__Request__
Return each line of the listing below, unchanged, and omit the images.

__Data provided__
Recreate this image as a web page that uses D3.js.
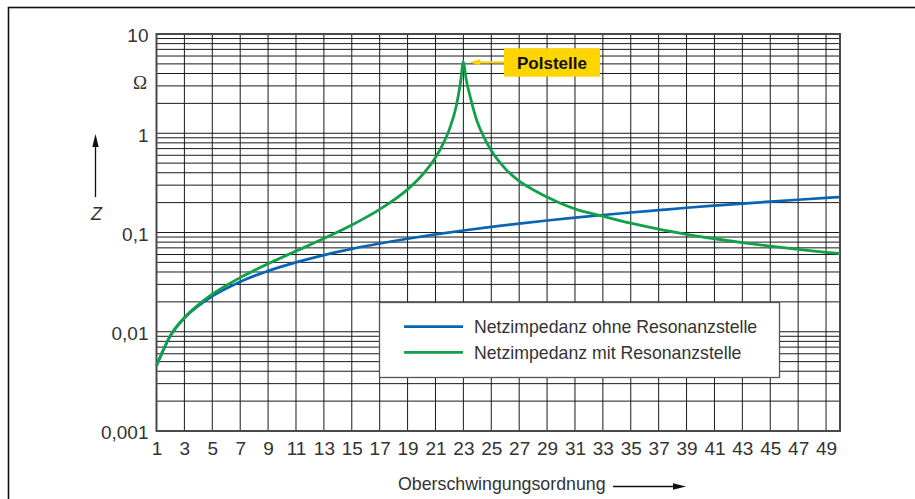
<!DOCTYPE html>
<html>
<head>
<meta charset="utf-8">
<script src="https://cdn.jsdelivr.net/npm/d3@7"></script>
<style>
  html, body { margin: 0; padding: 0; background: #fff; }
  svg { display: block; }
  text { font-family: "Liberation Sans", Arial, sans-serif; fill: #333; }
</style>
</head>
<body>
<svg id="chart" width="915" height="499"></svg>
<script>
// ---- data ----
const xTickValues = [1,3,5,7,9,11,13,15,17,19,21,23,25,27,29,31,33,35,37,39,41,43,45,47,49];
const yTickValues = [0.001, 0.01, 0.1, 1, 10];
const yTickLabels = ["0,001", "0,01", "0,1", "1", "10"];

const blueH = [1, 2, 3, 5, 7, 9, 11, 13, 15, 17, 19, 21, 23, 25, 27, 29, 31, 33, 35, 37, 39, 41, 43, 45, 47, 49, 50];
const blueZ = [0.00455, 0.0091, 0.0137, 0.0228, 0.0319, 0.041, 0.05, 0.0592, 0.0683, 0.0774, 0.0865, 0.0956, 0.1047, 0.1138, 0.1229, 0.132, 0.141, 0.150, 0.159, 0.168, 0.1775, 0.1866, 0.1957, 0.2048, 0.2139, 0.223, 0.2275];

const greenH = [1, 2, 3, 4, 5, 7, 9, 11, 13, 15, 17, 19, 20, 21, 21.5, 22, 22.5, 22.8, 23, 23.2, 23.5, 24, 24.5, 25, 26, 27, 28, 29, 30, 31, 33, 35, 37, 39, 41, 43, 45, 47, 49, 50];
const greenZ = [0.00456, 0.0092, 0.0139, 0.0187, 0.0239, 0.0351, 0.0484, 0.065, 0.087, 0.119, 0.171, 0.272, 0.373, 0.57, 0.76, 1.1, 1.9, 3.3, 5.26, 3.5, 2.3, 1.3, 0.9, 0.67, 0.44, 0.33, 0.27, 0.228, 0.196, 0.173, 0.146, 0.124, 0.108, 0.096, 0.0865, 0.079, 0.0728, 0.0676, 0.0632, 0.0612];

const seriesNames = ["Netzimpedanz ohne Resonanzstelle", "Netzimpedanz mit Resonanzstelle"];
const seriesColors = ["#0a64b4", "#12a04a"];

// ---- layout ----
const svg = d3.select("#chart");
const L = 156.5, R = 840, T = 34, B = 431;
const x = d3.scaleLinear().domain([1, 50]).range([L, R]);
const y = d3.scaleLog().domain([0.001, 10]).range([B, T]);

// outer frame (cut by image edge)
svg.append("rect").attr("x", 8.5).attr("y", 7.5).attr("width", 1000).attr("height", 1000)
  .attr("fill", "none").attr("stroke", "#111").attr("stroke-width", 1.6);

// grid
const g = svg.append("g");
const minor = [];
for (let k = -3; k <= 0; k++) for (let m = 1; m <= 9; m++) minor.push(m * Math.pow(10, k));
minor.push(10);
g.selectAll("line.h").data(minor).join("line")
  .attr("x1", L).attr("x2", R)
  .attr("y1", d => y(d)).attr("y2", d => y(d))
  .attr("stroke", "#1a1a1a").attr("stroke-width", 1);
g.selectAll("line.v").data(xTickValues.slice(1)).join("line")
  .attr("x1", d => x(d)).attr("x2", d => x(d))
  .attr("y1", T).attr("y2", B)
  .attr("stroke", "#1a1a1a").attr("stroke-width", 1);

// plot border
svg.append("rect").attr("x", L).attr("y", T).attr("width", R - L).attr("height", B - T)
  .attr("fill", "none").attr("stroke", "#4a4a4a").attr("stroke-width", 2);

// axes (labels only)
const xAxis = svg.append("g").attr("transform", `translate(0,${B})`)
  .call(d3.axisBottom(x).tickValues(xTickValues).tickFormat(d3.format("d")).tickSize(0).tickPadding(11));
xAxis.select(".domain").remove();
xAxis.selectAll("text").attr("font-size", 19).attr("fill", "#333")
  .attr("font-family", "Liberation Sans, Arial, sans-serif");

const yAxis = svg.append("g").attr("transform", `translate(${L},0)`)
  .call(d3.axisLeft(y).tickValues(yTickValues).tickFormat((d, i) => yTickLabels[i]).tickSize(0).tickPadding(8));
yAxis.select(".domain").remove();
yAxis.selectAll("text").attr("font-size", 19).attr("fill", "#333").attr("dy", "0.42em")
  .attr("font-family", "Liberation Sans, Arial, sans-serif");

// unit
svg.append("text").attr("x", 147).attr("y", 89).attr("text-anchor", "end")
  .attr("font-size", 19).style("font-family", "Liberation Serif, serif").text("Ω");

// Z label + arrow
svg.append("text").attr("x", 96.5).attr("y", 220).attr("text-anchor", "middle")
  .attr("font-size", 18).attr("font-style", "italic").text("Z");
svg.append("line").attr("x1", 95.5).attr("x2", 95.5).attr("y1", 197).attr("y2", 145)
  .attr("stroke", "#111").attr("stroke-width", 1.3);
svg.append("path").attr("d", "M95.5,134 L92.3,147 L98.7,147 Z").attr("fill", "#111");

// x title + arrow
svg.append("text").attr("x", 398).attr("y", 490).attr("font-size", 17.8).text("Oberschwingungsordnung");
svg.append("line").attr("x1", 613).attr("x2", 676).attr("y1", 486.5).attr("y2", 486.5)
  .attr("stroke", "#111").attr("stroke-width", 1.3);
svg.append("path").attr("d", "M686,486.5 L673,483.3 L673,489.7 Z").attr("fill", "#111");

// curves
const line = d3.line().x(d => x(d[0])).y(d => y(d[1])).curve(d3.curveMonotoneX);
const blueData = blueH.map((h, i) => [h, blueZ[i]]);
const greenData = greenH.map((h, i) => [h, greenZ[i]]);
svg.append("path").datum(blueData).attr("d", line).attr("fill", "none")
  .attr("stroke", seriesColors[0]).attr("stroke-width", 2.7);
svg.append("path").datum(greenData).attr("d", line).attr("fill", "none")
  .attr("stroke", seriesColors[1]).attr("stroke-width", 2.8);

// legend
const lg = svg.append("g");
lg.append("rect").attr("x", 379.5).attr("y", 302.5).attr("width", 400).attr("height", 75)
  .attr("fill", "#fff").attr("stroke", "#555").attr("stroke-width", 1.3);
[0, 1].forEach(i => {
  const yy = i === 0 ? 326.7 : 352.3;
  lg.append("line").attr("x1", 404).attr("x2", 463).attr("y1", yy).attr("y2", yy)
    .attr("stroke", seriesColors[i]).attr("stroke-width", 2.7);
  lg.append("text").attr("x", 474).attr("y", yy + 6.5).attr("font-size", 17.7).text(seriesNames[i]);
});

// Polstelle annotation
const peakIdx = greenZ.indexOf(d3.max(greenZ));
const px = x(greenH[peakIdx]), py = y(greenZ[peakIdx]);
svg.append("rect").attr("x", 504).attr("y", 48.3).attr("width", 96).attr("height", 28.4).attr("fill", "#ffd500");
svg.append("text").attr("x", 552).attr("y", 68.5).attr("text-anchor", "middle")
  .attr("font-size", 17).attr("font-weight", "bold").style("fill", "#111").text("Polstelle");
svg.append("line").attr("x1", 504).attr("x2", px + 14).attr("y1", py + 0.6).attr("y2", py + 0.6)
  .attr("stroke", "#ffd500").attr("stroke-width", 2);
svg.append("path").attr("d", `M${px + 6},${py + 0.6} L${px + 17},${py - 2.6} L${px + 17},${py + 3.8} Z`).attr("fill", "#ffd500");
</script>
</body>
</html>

__Completed exercise__
Recreate this image as a web page that uses D3.js.
<!DOCTYPE html>
<html>
<head>
<meta charset="utf-8">
<script src="https://cdn.jsdelivr.net/npm/d3@7"></script>
<style>
  html, body { margin: 0; padding: 0; background: #fff; }
  svg { display: block; }
  text { font-family: "Liberation Sans", Arial, sans-serif; fill: #333; }
</style>
</head>
<body>
<svg id="chart" width="915" height="499"></svg>
<script>
// ---- data ----
const xTickValues = [1,3,5,7,9,11,13,15,17,19,21,23,25,27,29,31,33,35,37,39,41,43,45,47,49];
const yTickValues = [0.001, 0.01, 0.1, 1, 10];
const yTickLabels = ["0,001", "0,01", "0,1", "1", "10"];

const blueH = [1, 2, 3, 5, 7, 9, 11, 13, 15, 17, 19, 21, 23, 25, 27, 29, 31, 33, 35, 37, 39, 41, 43, 45, 47, 49, 50];
const blueZ = [0.00455, 0.0091, 0.0137, 0.0228, 0.0319, 0.041, 0.05, 0.0592, 0.0683, 0.0774, 0.0865, 0.0956, 0.1047, 0.1138, 0.1229, 0.132, 0.141, 0.150, 0.159, 0.168, 0.1775, 0.1866, 0.1957, 0.2048, 0.2139, 0.223, 0.2275];

const greenH = [1, 2, 3, 4, 5, 7, 9, 11, 13, 15, 17, 19, 20, 21, 21.5, 22, 22.5, 22.8, 23, 23.2, 23.5, 24, 24.5, 25, 26, 27, 28, 29, 30, 31, 33, 35, 37, 39, 41, 43, 45, 47, 49, 50];
const greenZ = [0.00456, 0.0092, 0.0139, 0.0187, 0.0239, 0.0351, 0.0484, 0.065, 0.087, 0.119, 0.171, 0.272, 0.373, 0.57, 0.76, 1.1, 1.9, 3.3, 5.26, 3.5, 2.3, 1.3, 0.9, 0.67, 0.44, 0.33, 0.27, 0.228, 0.196, 0.173, 0.146, 0.124, 0.108, 0.096, 0.0865, 0.079, 0.0728, 0.0676, 0.0632, 0.0612];

const seriesNames = ["Netzimpedanz ohne Resonanzstelle", "Netzimpedanz mit Resonanzstelle"];
const seriesColors = ["#0a64b4", "#12a04a"];

// ---- layout ----
const svg = d3.select("#chart");
const L = 156.5, R = 840, T = 34, B = 431;
const x = d3.scaleLinear().domain([1, 50]).range([L, R]);
const y = d3.scaleLog().domain([0.001, 10]).range([B, T]);

// outer frame (cut by image edge)
svg.append("rect").attr("x", 8.5).attr("y", 7.5).attr("width", 1000).attr("height", 1000)
  .attr("fill", "none").attr("stroke", "#111").attr("stroke-width", 1.6);

// grid
const g = svg.append("g");
const minor = [];
for (let k = -3; k <= 0; k++) for (let m = 1; m <= 9; m++) minor.push(m * Math.pow(10, k));
minor.push(10);
g.selectAll("line.h").data(minor).join("line")
  .attr("x1", L).attr("x2", R)
  .attr("y1", d => y(d)).attr("y2", d => y(d))
  .attr("stroke", "#1a1a1a").attr("stroke-width", 1);
g.selectAll("line.v").data(xTickValues.slice(1)).join("line")
  .attr("x1", d => x(d)).attr("x2", d => x(d))
  .attr("y1", T).attr("y2", B)
  .attr("stroke", "#1a1a1a").attr("stroke-width", 1);

// plot border
svg.append("rect").attr("x", L).attr("y", T).attr("width", R - L).attr("height", B - T)
  .attr("fill", "none").attr("stroke", "#4a4a4a").attr("stroke-width", 2);

// axes (labels only)
const xAxis = svg.append("g").attr("transform", `translate(0,${B})`)
  .call(d3.axisBottom(x).tickValues(xTickValues).tickFormat(d3.format("d")).tickSize(0).tickPadding(11));
xAxis.select(".domain").remove();
xAxis.selectAll("text").attr("font-size", 19).attr("fill", "#333")
  .attr("font-family", "Liberation Sans, Arial, sans-serif");

const yAxis = svg.append("g").attr("transform", `translate(${L},0)`)
  .call(d3.axisLeft(y).tickValues(yTickValues).tickFormat((d, i) => yTickLabels[i]).tickSize(0).tickPadding(8));
yAxis.select(".domain").remove();
yAxis.selectAll("text").attr("font-size", 19).attr("fill", "#333").attr("dy", "0.42em")
  .attr("font-family", "Liberation Sans, Arial, sans-serif");

// unit
svg.append("text").attr("x", 147).attr("y", 89).attr("text-anchor", "end")
  .attr("font-size", 19).style("font-family", "Liberation Serif, serif").text("Ω");

// Z label + arrow
svg.append("text").attr("x", 96.5).attr("y", 220).attr("text-anchor", "middle")
  .attr("font-size", 18).attr("font-style", "italic").text("Z");
svg.append("line").attr("x1", 95.5).attr("x2", 95.5).attr("y1", 197).attr("y2", 145)
  .attr("stroke", "#111").attr("stroke-width", 1.3);
svg.append("path").attr("d", "M95.5,134 L92.3,147 L98.7,147 Z").attr("fill", "#111");

// x title + arrow
svg.append("text").attr("x", 398).attr("y", 490).attr("font-size", 17.8).text("Oberschwingungsordnung");
svg.append("line").attr("x1", 613).attr("x2", 676).attr("y1", 486.5).attr("y2", 486.5)
  .attr("stroke", "#111").attr("stroke-width", 1.3);
svg.append("path").attr("d", "M686,486.5 L673,483.3 L673,489.7 Z").attr("fill", "#111");

// curves
const line = d3.line().x(d => x(d[0])).y(d => y(d[1])).curve(d3.curveMonotoneX);
const blueData = blueH.map((h, i) => [h, blueZ[i]]);
const greenData = greenH.map((h, i) => [h, greenZ[i]]);
svg.append("path").datum(blueData).attr("d", line).attr("fill", "none")
  .attr("stroke", seriesColors[0]).attr("stroke-width", 2.7);
svg.append("path").datum(greenData).attr("d", line).attr("fill", "none")
  .attr("stroke", seriesColors[1]).attr("stroke-width", 2.8);

// legend
const lg = svg.append("g");
lg.append("rect").attr("x", 379.5).attr("y", 302.5).attr("width", 400).attr("height", 75)
  .attr("fill", "#fff").attr("stroke", "#555").attr("stroke-width", 1.3);
[0, 1].forEach(i => {
  const yy = i === 0 ? 326.7 : 352.3;
  lg.append("line").attr("x1", 404).attr("x2", 463).attr("y1", yy).attr("y2", yy)
    .attr("stroke", seriesColors[i]).attr("stroke-width", 2.7);
  lg.append("text").attr("x", 474).attr("y", yy + 6.5).attr("font-size", 17.7).text(seriesNames[i]);
});

// Polstelle annotation
const peakIdx = greenZ.indexOf(d3.max(greenZ));
const px = x(greenH[peakIdx]), py = y(greenZ[peakIdx]);
svg.append("rect").attr("x", 504).attr("y", 48.3).attr("width", 96).attr("height", 28.4).attr("fill", "#ffd500");
svg.append("text").attr("x", 552).attr("y", 68.5).attr("text-anchor", "middle")
  .attr("font-size", 17).attr("font-weight", "bold").style("fill", "#111").text("Polstelle");
svg.append("line").attr("x1", 504).attr("x2", px + 14).attr("y1", py + 0.6).attr("y2", py + 0.6)
  .attr("stroke", "#ffd500").attr("stroke-width", 2);
svg.append("path").attr("d", `M${px + 6},${py + 0.6} L${px + 17},${py - 2.6} L${px + 17},${py + 3.8} Z`).attr("fill", "#ffd500");
</script>
</body>
</html>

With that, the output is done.